WHAT YOU WILL DO: All lines from the beginning of the listing through the line with "8468, 8468, 8475]" are to be copied word for word; the pictures are not.

--

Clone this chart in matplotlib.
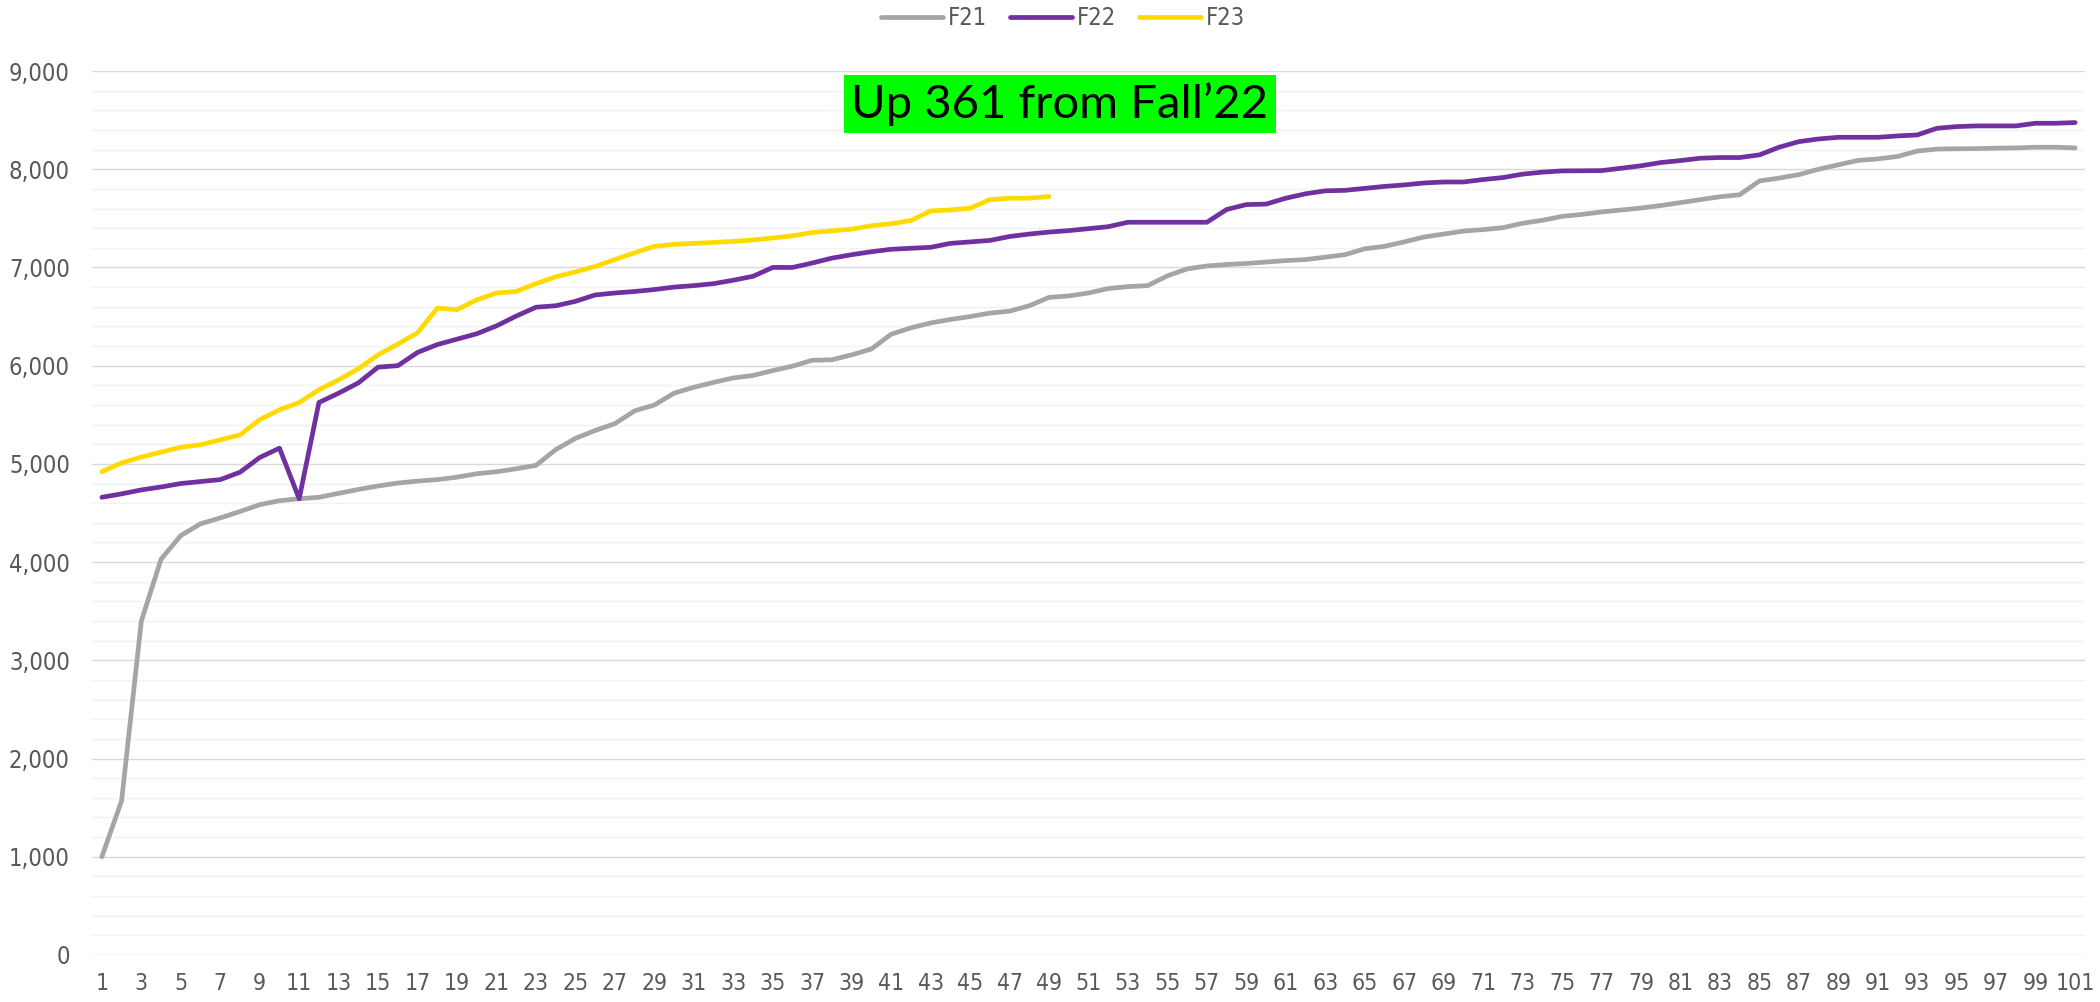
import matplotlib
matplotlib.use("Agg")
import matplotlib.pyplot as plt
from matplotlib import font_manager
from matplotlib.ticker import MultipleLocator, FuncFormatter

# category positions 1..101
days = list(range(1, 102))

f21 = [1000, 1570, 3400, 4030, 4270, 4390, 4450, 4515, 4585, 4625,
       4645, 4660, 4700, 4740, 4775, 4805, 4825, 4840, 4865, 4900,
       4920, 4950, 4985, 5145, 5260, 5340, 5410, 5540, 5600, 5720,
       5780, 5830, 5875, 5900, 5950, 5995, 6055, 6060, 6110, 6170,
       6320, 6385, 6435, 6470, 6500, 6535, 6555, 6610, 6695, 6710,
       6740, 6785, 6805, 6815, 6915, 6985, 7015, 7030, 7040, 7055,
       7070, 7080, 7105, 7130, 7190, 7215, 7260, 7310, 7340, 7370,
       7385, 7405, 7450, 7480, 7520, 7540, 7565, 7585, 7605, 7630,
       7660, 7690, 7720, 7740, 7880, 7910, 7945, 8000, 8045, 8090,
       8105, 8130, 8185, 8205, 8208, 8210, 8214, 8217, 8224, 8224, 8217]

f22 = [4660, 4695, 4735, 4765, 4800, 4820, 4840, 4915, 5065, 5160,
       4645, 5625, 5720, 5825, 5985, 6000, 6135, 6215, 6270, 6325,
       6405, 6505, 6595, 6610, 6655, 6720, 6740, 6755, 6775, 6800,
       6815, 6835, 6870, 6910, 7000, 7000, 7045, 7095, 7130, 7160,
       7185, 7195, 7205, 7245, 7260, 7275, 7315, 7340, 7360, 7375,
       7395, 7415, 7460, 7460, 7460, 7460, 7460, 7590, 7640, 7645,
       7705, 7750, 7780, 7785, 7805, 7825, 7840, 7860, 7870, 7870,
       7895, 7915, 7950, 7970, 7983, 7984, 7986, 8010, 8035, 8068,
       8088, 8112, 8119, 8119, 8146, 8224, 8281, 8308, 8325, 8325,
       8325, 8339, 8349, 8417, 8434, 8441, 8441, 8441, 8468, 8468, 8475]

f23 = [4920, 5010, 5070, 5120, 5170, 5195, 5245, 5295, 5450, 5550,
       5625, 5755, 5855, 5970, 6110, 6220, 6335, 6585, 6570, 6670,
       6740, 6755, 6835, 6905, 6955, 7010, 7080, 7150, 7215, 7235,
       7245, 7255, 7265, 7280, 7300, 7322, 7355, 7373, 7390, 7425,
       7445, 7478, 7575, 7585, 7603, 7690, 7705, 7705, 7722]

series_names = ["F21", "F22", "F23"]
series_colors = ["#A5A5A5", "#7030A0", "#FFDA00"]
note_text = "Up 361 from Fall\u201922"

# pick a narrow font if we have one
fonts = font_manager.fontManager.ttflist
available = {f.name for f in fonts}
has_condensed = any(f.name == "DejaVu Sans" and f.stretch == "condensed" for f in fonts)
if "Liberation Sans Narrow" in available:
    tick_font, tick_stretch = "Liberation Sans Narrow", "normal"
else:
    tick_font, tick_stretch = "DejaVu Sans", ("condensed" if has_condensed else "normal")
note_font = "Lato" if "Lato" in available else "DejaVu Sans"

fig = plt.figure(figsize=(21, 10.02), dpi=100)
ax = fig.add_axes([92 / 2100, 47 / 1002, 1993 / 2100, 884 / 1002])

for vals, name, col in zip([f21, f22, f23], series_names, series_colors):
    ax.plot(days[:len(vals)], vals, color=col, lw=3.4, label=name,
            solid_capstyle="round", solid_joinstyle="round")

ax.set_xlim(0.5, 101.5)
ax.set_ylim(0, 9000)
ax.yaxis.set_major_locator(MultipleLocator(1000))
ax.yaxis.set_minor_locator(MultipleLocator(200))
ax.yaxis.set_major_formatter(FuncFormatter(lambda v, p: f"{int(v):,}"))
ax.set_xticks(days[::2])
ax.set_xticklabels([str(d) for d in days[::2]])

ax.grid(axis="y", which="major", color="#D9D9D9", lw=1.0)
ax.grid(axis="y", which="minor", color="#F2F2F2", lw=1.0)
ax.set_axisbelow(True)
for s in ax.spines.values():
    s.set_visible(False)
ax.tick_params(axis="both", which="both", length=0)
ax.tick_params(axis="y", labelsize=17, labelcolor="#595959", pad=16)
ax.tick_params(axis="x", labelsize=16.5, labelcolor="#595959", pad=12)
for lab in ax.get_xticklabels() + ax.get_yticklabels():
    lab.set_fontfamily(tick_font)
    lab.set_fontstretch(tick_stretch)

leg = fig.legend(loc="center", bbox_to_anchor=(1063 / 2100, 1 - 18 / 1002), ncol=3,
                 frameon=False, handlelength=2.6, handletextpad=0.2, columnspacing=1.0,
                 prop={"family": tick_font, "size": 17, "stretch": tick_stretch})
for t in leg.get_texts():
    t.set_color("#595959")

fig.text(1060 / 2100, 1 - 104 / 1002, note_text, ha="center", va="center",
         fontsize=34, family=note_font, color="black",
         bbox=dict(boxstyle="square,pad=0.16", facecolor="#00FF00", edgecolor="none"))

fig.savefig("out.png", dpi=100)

--

FULL SOLUTION:
Clone this chart in matplotlib.
import matplotlib
matplotlib.use("Agg")
import matplotlib.pyplot as plt
from matplotlib import font_manager
from matplotlib.ticker import MultipleLocator, FuncFormatter

# category positions 1..101
days = list(range(1, 102))

f21 = [1000, 1570, 3400, 4030, 4270, 4390, 4450, 4515, 4585, 4625,
       4645, 4660, 4700, 4740, 4775, 4805, 4825, 4840, 4865, 4900,
       4920, 4950, 4985, 5145, 5260, 5340, 5410, 5540, 5600, 5720,
       5780, 5830, 5875, 5900, 5950, 5995, 6055, 6060, 6110, 6170,
       6320, 6385, 6435, 6470, 6500, 6535, 6555, 6610, 6695, 6710,
       6740, 6785, 6805, 6815, 6915, 6985, 7015, 7030, 7040, 7055,
       7070, 7080, 7105, 7130, 7190, 7215, 7260, 7310, 7340, 7370,
       7385, 7405, 7450, 7480, 7520, 7540, 7565, 7585, 7605, 7630,
       7660, 7690, 7720, 7740, 7880, 7910, 7945, 8000, 8045, 8090,
       8105, 8130, 8185, 8205, 8208, 8210, 8214, 8217, 8224, 8224, 8217]

f22 = [4660, 4695, 4735, 4765, 4800, 4820, 4840, 4915, 5065, 5160,
       4645, 5625, 5720, 5825, 5985, 6000, 6135, 6215, 6270, 6325,
       6405, 6505, 6595, 6610, 6655, 6720, 6740, 6755, 6775, 6800,
       6815, 6835, 6870, 6910, 7000, 7000, 7045, 7095, 7130, 7160,
       7185, 7195, 7205, 7245, 7260, 7275, 7315, 7340, 7360, 7375,
       7395, 7415, 7460, 7460, 7460, 7460, 7460, 7590, 7640, 7645,
       7705, 7750, 7780, 7785, 7805, 7825, 7840, 7860, 7870, 7870,
       7895, 7915, 7950, 7970, 7983, 7984, 7986, 8010, 8035, 8068,
       8088, 8112, 8119, 8119, 8146, 8224, 8281, 8308, 8325, 8325,
       8325, 8339, 8349, 8417, 8434, 8441, 8441, 8441, 8468, 8468, 8475]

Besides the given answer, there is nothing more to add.